Rows from a dataset of charts and code:
┌────────

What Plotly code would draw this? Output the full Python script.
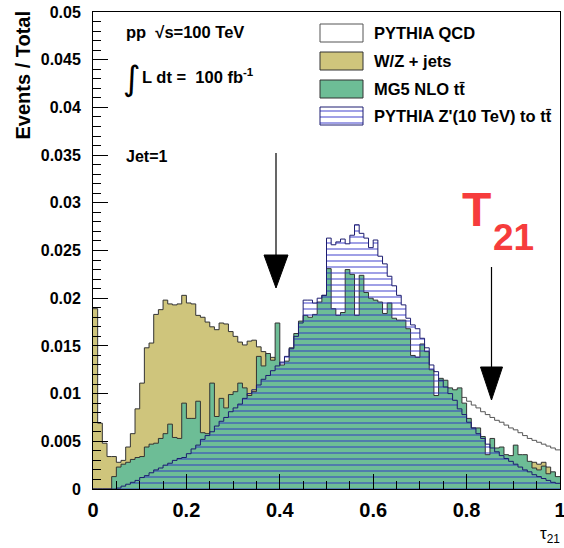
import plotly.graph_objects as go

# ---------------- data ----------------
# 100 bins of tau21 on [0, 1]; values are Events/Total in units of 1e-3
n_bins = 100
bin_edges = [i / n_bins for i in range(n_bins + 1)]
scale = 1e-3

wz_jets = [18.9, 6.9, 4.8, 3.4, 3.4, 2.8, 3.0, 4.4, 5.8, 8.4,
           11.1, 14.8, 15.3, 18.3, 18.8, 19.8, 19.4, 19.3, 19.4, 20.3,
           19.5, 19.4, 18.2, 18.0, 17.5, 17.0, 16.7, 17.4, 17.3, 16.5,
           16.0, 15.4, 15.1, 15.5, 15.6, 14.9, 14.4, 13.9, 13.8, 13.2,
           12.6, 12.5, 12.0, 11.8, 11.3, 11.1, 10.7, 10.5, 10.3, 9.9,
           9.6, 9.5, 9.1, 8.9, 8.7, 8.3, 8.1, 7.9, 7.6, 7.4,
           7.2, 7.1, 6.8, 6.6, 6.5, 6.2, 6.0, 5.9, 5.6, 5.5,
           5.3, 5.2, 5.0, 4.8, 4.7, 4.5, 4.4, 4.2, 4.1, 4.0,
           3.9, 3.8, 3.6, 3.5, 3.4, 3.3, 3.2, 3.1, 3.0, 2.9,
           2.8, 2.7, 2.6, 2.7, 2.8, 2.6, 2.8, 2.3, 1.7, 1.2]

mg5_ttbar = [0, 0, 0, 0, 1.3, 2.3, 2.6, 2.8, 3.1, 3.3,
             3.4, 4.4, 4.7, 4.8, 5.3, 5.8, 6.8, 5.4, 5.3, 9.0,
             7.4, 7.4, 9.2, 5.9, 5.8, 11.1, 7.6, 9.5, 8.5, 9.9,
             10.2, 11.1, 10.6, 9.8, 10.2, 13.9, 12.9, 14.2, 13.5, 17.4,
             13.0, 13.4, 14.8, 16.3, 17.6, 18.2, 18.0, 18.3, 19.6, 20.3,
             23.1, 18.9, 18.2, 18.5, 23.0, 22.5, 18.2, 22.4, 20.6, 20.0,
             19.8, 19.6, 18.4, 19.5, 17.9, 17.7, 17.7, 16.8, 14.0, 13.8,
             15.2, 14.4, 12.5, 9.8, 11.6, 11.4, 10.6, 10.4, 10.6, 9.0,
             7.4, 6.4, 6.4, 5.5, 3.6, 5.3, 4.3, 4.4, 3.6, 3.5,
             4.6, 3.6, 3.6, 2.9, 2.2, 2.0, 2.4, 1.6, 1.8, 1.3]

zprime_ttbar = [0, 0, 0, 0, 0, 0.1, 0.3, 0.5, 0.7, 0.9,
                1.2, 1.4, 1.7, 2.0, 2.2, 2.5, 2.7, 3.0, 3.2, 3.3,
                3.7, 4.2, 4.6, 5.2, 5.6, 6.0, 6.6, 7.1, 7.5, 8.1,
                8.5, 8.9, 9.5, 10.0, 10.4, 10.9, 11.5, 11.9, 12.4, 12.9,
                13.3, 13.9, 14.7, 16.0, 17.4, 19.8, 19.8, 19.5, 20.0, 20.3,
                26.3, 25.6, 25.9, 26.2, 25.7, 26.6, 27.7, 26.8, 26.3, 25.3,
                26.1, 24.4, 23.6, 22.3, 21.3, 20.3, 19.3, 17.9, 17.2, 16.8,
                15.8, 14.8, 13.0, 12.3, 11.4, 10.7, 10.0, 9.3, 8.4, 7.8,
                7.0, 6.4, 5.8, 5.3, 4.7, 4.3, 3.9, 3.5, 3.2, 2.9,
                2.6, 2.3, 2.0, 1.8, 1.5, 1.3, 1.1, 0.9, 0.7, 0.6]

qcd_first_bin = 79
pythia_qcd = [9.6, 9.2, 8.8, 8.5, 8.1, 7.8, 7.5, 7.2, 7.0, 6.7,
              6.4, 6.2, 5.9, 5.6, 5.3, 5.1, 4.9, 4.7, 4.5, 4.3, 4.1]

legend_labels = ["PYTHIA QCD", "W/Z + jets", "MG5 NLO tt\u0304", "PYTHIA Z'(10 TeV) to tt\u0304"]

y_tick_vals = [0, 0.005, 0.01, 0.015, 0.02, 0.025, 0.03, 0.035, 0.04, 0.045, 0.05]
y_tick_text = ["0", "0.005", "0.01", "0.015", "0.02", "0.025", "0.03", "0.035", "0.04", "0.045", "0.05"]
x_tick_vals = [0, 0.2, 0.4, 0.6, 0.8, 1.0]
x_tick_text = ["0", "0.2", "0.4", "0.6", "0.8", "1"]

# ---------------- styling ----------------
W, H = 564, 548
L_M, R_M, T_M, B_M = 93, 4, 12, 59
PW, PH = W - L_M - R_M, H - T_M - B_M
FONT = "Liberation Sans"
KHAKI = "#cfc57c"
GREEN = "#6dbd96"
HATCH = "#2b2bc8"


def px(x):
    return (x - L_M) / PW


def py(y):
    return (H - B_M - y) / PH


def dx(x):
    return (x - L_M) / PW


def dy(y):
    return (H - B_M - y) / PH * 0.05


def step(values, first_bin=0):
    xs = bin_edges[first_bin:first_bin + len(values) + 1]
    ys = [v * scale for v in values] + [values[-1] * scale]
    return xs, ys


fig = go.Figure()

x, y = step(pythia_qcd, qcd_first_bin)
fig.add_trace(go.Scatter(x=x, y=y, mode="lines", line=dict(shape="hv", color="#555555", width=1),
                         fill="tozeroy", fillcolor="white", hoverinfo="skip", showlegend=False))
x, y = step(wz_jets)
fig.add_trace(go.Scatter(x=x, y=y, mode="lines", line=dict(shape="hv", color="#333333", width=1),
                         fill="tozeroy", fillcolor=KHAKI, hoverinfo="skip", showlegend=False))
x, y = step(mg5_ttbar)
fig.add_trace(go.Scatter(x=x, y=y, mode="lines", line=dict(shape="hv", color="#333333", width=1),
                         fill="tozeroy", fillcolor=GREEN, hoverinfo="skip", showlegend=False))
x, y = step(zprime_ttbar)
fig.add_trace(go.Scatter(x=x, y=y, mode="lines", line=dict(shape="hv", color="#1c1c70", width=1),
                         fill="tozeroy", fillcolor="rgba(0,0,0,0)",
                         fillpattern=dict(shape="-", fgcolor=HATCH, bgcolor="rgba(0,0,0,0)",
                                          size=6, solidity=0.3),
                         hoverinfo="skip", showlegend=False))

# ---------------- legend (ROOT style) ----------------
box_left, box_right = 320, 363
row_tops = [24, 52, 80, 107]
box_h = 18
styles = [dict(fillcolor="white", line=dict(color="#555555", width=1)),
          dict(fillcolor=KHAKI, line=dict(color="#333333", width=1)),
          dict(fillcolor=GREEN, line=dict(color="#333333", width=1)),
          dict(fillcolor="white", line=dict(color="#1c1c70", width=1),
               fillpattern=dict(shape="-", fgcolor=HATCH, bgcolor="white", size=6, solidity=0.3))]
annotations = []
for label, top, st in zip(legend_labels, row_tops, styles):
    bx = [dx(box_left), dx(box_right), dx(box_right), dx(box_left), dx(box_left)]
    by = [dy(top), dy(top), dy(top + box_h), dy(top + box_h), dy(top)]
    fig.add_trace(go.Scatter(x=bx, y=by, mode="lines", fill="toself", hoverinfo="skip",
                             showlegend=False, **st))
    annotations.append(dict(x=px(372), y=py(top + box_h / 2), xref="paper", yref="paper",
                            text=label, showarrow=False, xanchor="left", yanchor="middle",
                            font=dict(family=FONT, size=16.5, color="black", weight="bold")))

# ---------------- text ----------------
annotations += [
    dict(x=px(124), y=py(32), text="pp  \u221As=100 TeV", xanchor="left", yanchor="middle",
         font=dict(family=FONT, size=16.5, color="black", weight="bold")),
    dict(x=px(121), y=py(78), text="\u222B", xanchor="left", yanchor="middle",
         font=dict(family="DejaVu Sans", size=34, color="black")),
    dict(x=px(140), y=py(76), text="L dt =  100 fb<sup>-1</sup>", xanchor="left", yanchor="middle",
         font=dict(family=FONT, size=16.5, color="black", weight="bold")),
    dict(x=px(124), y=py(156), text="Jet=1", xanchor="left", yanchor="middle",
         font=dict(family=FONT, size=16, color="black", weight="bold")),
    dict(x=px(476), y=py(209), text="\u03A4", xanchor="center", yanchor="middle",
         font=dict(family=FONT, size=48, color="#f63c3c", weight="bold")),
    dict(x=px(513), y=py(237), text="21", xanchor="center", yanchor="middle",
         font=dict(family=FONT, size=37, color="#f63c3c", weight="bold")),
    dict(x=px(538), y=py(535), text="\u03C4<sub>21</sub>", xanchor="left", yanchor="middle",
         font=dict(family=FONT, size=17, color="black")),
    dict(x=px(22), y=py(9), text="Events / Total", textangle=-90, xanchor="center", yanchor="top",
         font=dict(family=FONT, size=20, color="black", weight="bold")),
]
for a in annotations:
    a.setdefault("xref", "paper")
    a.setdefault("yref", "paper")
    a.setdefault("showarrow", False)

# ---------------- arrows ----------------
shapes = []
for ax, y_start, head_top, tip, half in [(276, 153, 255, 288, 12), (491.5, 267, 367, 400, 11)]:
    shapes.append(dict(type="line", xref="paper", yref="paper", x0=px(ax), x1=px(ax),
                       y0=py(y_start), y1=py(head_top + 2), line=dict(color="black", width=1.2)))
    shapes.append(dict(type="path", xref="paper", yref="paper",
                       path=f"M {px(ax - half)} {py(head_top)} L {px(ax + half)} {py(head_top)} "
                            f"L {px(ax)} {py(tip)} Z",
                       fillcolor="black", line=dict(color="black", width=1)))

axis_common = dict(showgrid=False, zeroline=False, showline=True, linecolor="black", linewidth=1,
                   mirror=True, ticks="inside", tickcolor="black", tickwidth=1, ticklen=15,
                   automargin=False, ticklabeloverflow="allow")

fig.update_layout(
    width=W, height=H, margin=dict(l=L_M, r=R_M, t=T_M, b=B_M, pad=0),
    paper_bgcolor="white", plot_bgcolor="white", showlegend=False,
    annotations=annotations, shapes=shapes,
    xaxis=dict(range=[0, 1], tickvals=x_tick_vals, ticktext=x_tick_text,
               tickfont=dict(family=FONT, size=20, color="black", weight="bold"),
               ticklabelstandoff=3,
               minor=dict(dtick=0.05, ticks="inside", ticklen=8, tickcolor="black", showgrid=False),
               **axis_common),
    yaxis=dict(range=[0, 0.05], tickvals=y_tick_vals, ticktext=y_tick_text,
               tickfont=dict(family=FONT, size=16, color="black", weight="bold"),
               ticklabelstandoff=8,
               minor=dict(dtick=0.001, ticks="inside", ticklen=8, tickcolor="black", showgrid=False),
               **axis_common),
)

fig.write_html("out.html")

└────────
┌────────

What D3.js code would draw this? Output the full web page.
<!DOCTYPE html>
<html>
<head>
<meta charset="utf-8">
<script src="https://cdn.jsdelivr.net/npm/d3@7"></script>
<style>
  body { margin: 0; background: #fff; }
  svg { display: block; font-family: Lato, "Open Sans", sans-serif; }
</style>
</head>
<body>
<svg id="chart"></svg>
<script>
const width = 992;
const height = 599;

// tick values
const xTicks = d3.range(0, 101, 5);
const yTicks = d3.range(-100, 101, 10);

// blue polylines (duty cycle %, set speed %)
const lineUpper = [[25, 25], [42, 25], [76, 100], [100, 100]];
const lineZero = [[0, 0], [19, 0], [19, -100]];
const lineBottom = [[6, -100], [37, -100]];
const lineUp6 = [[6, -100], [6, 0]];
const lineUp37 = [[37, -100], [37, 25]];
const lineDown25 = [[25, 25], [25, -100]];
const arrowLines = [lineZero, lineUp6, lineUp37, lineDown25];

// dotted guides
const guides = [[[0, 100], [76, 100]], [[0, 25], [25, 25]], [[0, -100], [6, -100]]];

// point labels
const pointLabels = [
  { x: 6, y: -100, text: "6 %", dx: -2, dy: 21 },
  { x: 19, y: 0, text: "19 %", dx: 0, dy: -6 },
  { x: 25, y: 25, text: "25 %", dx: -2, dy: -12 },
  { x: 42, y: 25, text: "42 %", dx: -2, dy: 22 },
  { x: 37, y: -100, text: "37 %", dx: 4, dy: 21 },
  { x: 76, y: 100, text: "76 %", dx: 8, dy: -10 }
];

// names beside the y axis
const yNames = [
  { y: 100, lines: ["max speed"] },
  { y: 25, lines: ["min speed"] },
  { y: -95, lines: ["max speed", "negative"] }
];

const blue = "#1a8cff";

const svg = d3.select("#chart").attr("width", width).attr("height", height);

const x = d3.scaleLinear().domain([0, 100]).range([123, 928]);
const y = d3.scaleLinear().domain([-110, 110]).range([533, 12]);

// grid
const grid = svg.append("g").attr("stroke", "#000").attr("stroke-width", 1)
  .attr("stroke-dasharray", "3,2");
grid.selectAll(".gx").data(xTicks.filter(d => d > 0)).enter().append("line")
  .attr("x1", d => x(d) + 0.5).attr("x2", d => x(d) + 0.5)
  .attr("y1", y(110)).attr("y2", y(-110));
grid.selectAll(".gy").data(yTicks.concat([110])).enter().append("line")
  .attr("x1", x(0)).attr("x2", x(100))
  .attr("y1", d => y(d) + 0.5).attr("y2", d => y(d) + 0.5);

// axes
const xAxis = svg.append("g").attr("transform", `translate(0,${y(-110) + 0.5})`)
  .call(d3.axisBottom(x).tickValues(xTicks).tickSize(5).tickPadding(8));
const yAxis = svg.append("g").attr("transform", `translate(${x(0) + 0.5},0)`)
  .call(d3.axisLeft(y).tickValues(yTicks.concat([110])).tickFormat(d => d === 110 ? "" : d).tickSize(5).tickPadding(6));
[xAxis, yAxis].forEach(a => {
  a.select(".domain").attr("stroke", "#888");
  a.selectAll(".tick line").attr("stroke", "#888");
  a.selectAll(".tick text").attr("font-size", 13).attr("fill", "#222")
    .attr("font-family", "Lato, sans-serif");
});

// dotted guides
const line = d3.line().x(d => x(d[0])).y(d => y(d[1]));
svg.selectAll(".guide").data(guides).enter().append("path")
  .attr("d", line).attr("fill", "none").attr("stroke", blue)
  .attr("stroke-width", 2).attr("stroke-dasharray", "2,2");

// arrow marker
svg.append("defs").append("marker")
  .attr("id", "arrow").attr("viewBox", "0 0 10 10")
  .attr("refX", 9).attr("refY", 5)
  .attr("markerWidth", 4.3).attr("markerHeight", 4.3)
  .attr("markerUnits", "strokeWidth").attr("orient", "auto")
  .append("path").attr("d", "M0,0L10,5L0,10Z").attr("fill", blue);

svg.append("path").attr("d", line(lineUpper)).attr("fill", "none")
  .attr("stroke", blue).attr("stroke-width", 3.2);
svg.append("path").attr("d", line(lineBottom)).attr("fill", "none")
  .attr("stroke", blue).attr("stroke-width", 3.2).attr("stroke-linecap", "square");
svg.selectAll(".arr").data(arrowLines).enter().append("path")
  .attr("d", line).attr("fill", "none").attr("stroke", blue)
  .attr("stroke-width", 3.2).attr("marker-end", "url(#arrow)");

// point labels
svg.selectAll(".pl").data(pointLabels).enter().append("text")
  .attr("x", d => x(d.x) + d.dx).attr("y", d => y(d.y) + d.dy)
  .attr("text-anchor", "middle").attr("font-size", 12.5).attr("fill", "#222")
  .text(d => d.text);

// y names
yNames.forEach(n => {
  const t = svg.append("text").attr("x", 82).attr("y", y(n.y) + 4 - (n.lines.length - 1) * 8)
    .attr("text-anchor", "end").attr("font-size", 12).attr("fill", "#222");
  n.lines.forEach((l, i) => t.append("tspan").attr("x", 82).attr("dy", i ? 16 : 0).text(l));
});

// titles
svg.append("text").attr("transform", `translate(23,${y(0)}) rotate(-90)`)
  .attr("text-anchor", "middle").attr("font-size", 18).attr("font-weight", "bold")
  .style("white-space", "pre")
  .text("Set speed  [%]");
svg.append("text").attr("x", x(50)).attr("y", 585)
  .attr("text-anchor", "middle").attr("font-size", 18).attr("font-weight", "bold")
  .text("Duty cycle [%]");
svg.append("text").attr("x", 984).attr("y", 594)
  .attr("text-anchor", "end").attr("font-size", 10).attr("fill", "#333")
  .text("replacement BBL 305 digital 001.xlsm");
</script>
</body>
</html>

└────────

Written request: Begin with the line that contains "What Plotly code" and end with the line that contains "scale = 1e-3"; write out both and all lines between exactly, but no pictures.

Solution for this exercise:
What Plotly code would draw this? Output the full Python script.
import plotly.graph_objects as go

# ---------------- data ----------------
# 100 bins of tau21 on [0, 1]; values are Events/Total in units of 1e-3
n_bins = 100
bin_edges = [i / n_bins for i in range(n_bins + 1)]
scale = 1e-3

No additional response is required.